NEW ORLEANS — More than two dozen chefs, including some of New Orleans’ finest, are asking members of Congress to shoot down bills that would change fisheries management, which they say could lead to overfishing.
“While claiming to ‘modernize’ and ‘strengthen’ fisheries management, they increase the risk of allowing overfishing to occur,” said the letter signed by 26 chefs, including eight James Beard Award winners or nominees. Most of the restaurants are in New Orleans, but they include two in Lafayette, one in Lake Charles and one in Memphis, Tennessee.
The letter, dated Tuesday, was made public Wednesday by the nonprofit Gulf Restoration Network. It targets three bills introduced by House Republicans: two by Garrett Graves of Louisiana and one by Don Young of Alaska.
“My bill gives regional councils the flexibility they need to make good, science-based fisheries management decisions,” Young said in a statement emailed by press secretary Murphy McCollough.
Young’s bill is the “Strengthening Fishing Communities and Increasing Flexibility in Fisheries Management Act” and Graves’ is the “Modernizing Recreational Fisheries Management Act of 2017.” Graves did not immediately respond to an emailed request for comment.
The third bill, which has co-sponsors from several states, would give states the power to regulate private recreational red snapper fishing seasons in the Gulf of Mexico.
Opponents say the bills would weaken reliance on scientific evidence in drawing up plans to build up overfished species and would set up different rules for different regions.
The Fishing Communities Coalition, which represents small fishing boats from a number of areas, took issue with Young’s treatment of rules that set “catch shares,” giving a pound quota to each commercial fishing boat.
“The bill bans new catch shares in some regions, requires a referendum to enact them in other regions and fails to address the issue in others,” it wrote in a December statement.
Supporters of the bills say the current system was designed for commercial boats, not recreational anglers.

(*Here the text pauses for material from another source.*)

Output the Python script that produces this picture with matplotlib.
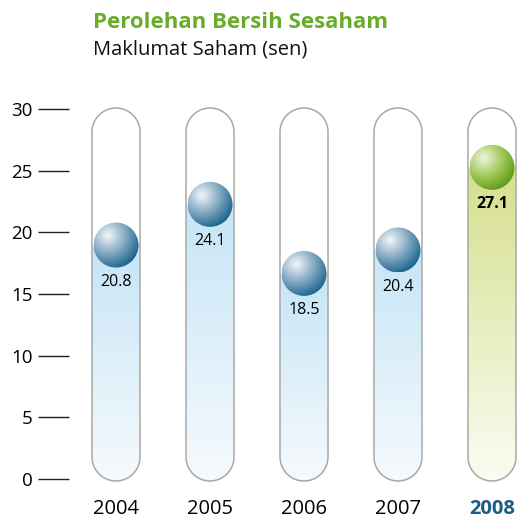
import numpy as np
import matplotlib
matplotlib.use("Agg")
import matplotlib.pyplot as plt
from matplotlib.path import Path
from matplotlib.patches import PathPatch, Ellipse
from matplotlib.colors import to_rgb

plt.rcParams['font.family'] = ['Open Sans', 'DejaVu Sans']

# ---- data ----
years = ["2004", "2005", "2006", "2007", "2008"]
values = [20.8, 24.1, 18.5, 20.4, 27.1]
yticks = [0, 5, 10, 15, 20, 25, 30]
title = "Perolehan Bersih Sesaham"
subtitle = "Maklumat Saham (sen)"
highlight_index = 4

# ---- layout (pixels) ----
W, H = 518, 519
fig = plt.figure(figsize=(W / 100, H / 100), dpi=100)
ax_left_px, ax_top_px, ax_bottom_px = 69, 80, 484
ax = fig.add_axes([ax_left_px / W, 1 - ax_bottom_px / H, 1 - ax_left_px / W,
                   (ax_bottom_px - ax_top_px) / H])

y0_px = 479.0          # pixel row of value 0
px_per_unit = 12.33    # pixels per unit on y
x0_px = 116.0          # pixel column of first category
px_per_cat = 94.0

ax.set_xlim((ax_left_px - x0_px) / px_per_cat, (W - x0_px) / px_per_cat)
ax.set_ylim((y0_px - ax_bottom_px) / px_per_unit, (y0_px - ax_top_px) / px_per_unit)
ax.set_facecolor("none")
for s in ax.spines.values():
    s.set_visible(False)

sx = 1 / px_per_cat   # data units per pixel in x
sy = 1 / px_per_unit  # data units per pixel in y

tube_r_px = 24.0
tube_top = 30.09
tube_bottom = -0.16
ball_r_px = 22.5


def tube_path(xc):
    rx, ry = tube_r_px * sx, tube_r_px * sy
    verts, codes = [], []
    t_top = np.linspace(0, np.pi, 40)
    verts.append((xc + rx, tube_bottom + ry)); codes.append(Path.MOVETO)
    verts.append((xc + rx, tube_top - ry)); codes.append(Path.LINETO)
    for t in t_top[1:]:
        verts.append((xc + rx * np.cos(t), tube_top - ry + ry * np.sin(t))); codes.append(Path.LINETO)
    verts.append((xc - rx, tube_bottom + ry)); codes.append(Path.LINETO)
    for t in t_top[1:]:
        verts.append((xc - rx * np.cos(t), tube_bottom + ry - ry * np.sin(t))); codes.append(Path.LINETO)
    verts.append(verts[0]); codes.append(Path.CLOSEPOLY)
    return Path(verts, codes)


def vertical_gradient(c_top, c_bot, n=256):
    t = np.linspace(0, 1, n)[:, None]
    a, b = np.array(to_rgb(c_bot)), np.array(to_rgb(c_top))
    img = a[None, :] * (1 - t[..., None]) + b[None, :] * t[..., None]
    return img


def sphere_image(c_light, c_mid, c_dark, n=200):
    yy, xx = np.mgrid[1:-1:n * 1j, -1:1:n * 1j]
    hx, hy = -0.38, 0.42
    d = np.sqrt((xx - hx) ** 2 + (yy - hy) ** 2) / 1.55
    d = np.clip(d, 0, 1)
    L, M, D = (np.array(to_rgb(c)) for c in (c_light, c_mid, c_dark))
    t1 = np.clip(d / 0.55, 0, 1)[..., None]
    t2 = np.clip((d - 0.55) / 0.45, 0, 1)[..., None]
    img = np.where(d[..., None] < 0.55, L * (1 - t1) + M * t1, M * (1 - t2) + D * t2)
    return img


for i, (yr, v) in enumerate(zip(years, values)):
    hl = i == highlight_index
    xc = i
    path = tube_path(xc)
    rx = tube_r_px * sx
    ball_ry = ball_r_px * sy
    ball_c = v - ball_ry
    if hl:
        grad = vertical_gradient("#d5df8c", "#fbfcf3")
    else:
        grad = vertical_gradient("#c6e5f6", "#f6fafd")
    clip = PathPatch(path, transform=ax.transData, facecolor="none", edgecolor="none")
    ax.add_patch(clip)
    im = ax.imshow(grad, extent=[xc - rx, xc + rx, tube_bottom, ball_c], origin="lower",
                   aspect="auto", interpolation="bilinear", zorder=1)
    im.set_clip_path(clip)
    ax.add_patch(PathPatch(path, facecolor="none", edgecolor="#a8a8a8", lw=1.1, zorder=3))
    bw, bh = 2 * ball_r_px * sx, 2 * ball_r_px * sy
    ell = Ellipse((xc, ball_c), bw, bh, facecolor="none", edgecolor="none", zorder=4)
    ax.add_patch(ell)
    if hl:
        simg = sphere_image("#eef5e0", "#9fc654", "#5c9819")
    else:
        simg = sphere_image("#f4f7fa", "#7aa3be", "#17628a")
    im2 = ax.imshow(simg, extent=[xc - bw / 2, xc + bw / 2, ball_c - bh / 2, ball_c + bh / 2],
                    aspect="auto", interpolation="bilinear", zorder=4)
    im2.set_clip_path(ell)
    ax.text(xc, ball_c - 37 * sy, f"{v:.1f}", ha="center", va="center", fontsize=11.5,
            color="black", fontweight="bold" if hl else "normal", zorder=5)

ax.set_xticks(range(len(years)))
ax.set_xticklabels(years, fontsize=14.5)
ax.tick_params(axis="x", length=0, pad=11)
for i, lab in enumerate(ax.get_xticklabels()):
    if i == highlight_index:
        lab.set_color("#1b5c85")
        lab.set_fontweight("bold")

ax.set_yticks(yticks)
ax.set_yticklabels([str(t) for t in yticks], fontsize=13.5)
ax.tick_params(axis="y", length=31 * 0.72, width=1.0, color="#222222", pad=4, direction="out")

fig.text(93 / W, 1 - 23 / H, title, color="#6aab2b", fontsize=16, fontweight="bold",
         ha="left", va="center")
fig.text(93 / W, 1 - 49 / H, subtitle, color="#111111", fontsize=14.5, ha="left", va="center")

fig.savefig("out.png", dpi=100)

The chefs wrote that “the United States boasts one of the world’s best regulatory systems to govern its marine fisheries. Its regional council system, strong national standards, and mandate to use the best available science have led to safeguarding and restoring the health of our ocean ecosystems — which, in turn, have provided us with a sustainable source of seafood. This clearly is a success story — one that needs to continue by building upon a foundation developed over the past four decades.”
James Beard winners or nominees who signed include Anty Ticer and Michael Hudman of Andrew Michael Italian Kitchen in Memphis; and Nina Compton of Compere Lapin, Justin Devillier of Balise and La Petite Grocery, Kristen Essig and Michael Stoltzfus of Coquette, and Stephen Stryjewski of Cochon and Cochon Butcher, all in New Orleans.
Other signers included Brian Burns and Ryan Prewett of Peche Seafood Grill — winner of the James Beard national award for best new restaurant in 2014; Dickie Brennan of Dickie Brennan and Co. Restaurant Group; Ernest Prejean of Prejean’s in Lafayette; Ryan Schantz of Calla in Lake Charles; and Mark Alleman of Hook and Boil in Lafayette.